Une fois prête, vers 17 heures, la journée commence, et on retrouve P. au square des musiciens. C'est une de ces personnes à qui l'été va bien. Elle a changé, après toutes ces années, jolie P. Premiers pétards, puis on se fait prendre en stop par une gendarme pour traverser Versailles, A. a entamé avec elle une discussion "politique intérieure française" pendant que j'essayais de ne pas avoir l'air trop loin de la réalité. Arrivés à destination, on remercie gentiment la fliquette, et on rejoint B., sorti de sa caverne. Je lui promet de le rembourser, étonnée de constater qu'il y a encore des gens qui me croient quand je fais ce genre de promesse et il m'invite au resto avec la besta et E. avant notre soirée dans la forêt, autour d'un feu de camp. 
On les repère de loin. Les volutes du brasier se mêlent à la fumée des pétards. Ils sont assis par terre, dans une clairière du bois Saint-Martin, autour du feu. J'ai une bouteille de Malibu, un joint, mes amis, et la vie est belle, cette putain de vie est belle. Je me suis sentie revivre, loin de mes examens moches des sols aux plafonds, ratés, déprimants, grotesques, loin de Lyon la bordélique, loin de nos spasmes.
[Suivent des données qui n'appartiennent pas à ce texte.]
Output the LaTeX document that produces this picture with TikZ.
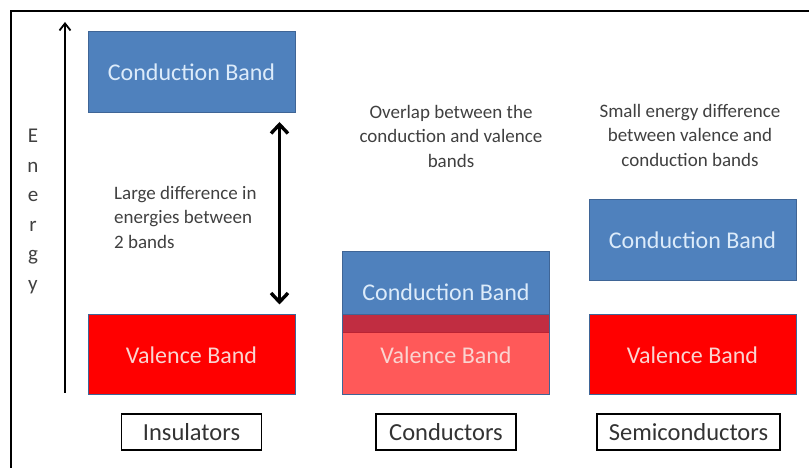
\documentclass[tikz,border=0pt]{standalone}
\usepackage{fontspec}
\setmainfont{Carlito}
\usetikzlibrary{arrows.meta,positioning}
\definecolor{bandblue}{HTML}{4F81BD}
\definecolor{bandedge}{HTML}{3F6596}
\definecolor{bandred}{HTML}{FF0000}
\definecolor{bluetext}{HTML}{DCEBFA}
\definecolor{redtext}{HTML}{FAD4D0}
\definecolor{notegray}{HTML}{404040}
\tikzset{
    %Define style for the energy bands
    cband/.style={
           rectangle,
           fill=bandblue,
           draw=bandedge, line width=1pt,
           minimum width=207pt,
           minimum height=81pt,
           inner sep=0pt,
           text=bluetext,
           font=\fontsize{24}{28}\selectfont},
    vband/.style={
           cband,
           fill=bandred,
           minimum height=80pt,
           text=redtext},
    %Define style for material labels
    kindbox/.style={
           rectangle,
           draw=black, line width=1.6pt,
           minimum height=36pt,
           inner sep=0pt,
           text=black!80,
           font=\fontsize{24.5}{28}\selectfont},
    remark/.style={
           text=notegray,
           inner sep=0pt,
           font=\fontsize{19}{24.5}\selectfont},
    letter/.style={
           text=notegray,
           anchor=base,
           font=\fontsize{21}{24}\selectfont},
    % Define arrow styles
    axis/.style={
           -{Straight Barb[length=7pt,width=11pt]},
           line width=1.8pt},
    gaparrow/.style={
           {Straight Barb[length=9pt,width=17pt]}-{Straight Barb[length=9pt,width=17pt]},
           line width=3.4pt}
}
\begin{document}
\begin{tikzpicture}[x=1pt,y=1pt,node distance=18pt]
\useasboundingbox (0,0) rectangle (809,468);
\draw[line width=2pt] (809,457) -- (11,457) -- (11,0);

 %energy axis
\coordinate (ax0) at (65,75);
\coordinate (ax1) at (65,446);
\draw[axis] (ax0) -- (ax1);
\foreach \ch [count=\i] in {E,n,e,r,g,y}
    \node[letter] (en\i) at (33,{325-29.5*(\i-1)}) {\ch};

 %insulators
\node[cband](icb) at (191.5,396){Conduction Band};
\node[vband](ivb) at (191.5,113){Valence Band};
\node[kindbox, minimum width=140pt, below=of ivb](ins){Insulators};
\draw[gaparrow, shorten <=9pt, shorten >=10pt] ([xshift=88pt]icb.south) -- ([xshift=88pt]ivb.north);
\node[remark, align=left, anchor=west](big) at (114,251){Large difference in\\energies between\\2 bands};

 %conductors
\node[cband](ccb) at (446,175.5){Conduction Band};
\node[vband, fill opacity=0.65, text opacity=1](cvb) at (446,113){Valence Band};
\node[kindbox, minimum width=140pt, below=of cvb](con){Conductors};
\node[remark, align=center](olap) at (451,332){Overlap between the\\conduction and  valence\\bands};

 %semiconductors
\node[cband](scb) at (692.5,228){Conduction Band};
\node[vband](svb) at (692.5,113){Valence Band};
\node[kindbox, minimum width=183pt, below=of svb, xshift=-4pt](sem){Semiconductors};
\node[remark, align=center](small) at (690,333){Small energy difference\\between valence and\\conduction bands};

\end{tikzpicture}
\end{document}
C'était comme une scène dans un film, une bande de post-ados bourrés autour des flammes, leurs clopes à la main en chantant des vieux tubes des années 80 ou des génériques de dessins animés. A. et la besta regardaient le feu silencieusement, côte à côte. P. me voit les regarder en rentrant d'un grand moment de solidarité féminine et lâche dans un tourbillon de phrases incohérentes et joyeuses: 

-Gab, le lache pas ton petit A. Il est bien, il est bien tout court, et il est bien pour toi. Garde le celui là. Il est vraiment bien. 
-Je sais. 

On est rentrés exténués au petit matin, nos voix cassées murmurant encore de vagues mots d'amour. J'ai fait un scandale pour passer par Place d'Armes parce que j'aime regarder le Château la nuit. C'est vrai quoi. Des milliers de chinois s'y bousculent chaque jour que Dieu fait, improvisant Versailles en ambassade d'Asie, mais à l'aube, c'est tellement mieux. Main dans la main, à la lumière des lampadaires, on profitait de notre ville, notre ville à nous. 
Mais quand même, pour cette heure de la nuit, le Château était bien plus éclairé que d'habitude. En nous avançant on a pu voir une troupe de cinéastes qui étaient postés devant la grande grille, et une flic désabusée, enfin une flic quoi. C'était une scène avec une bagnole. En tout cas il y avait une bagnole, et une quantité d'éclairages comme je n'en avais jamais vu de ma vie. C'est là que devant moi est passé Benoit Poelvoorde, suivi par Charlotte Le Bon qui discutaient avec le réalisateur. C'est aussi là que j'ai serré la main de A., et je lui ai dit, "on se casse?". Parce que merde, j'étais venue pour voir la place d'Arme déserte et j'étais fatiguée, je voulais retrouver mon lit, enfin, celui de A, qui, en repartant, dans un sourire a lâché: 

-Nos vies sont formidables quand même.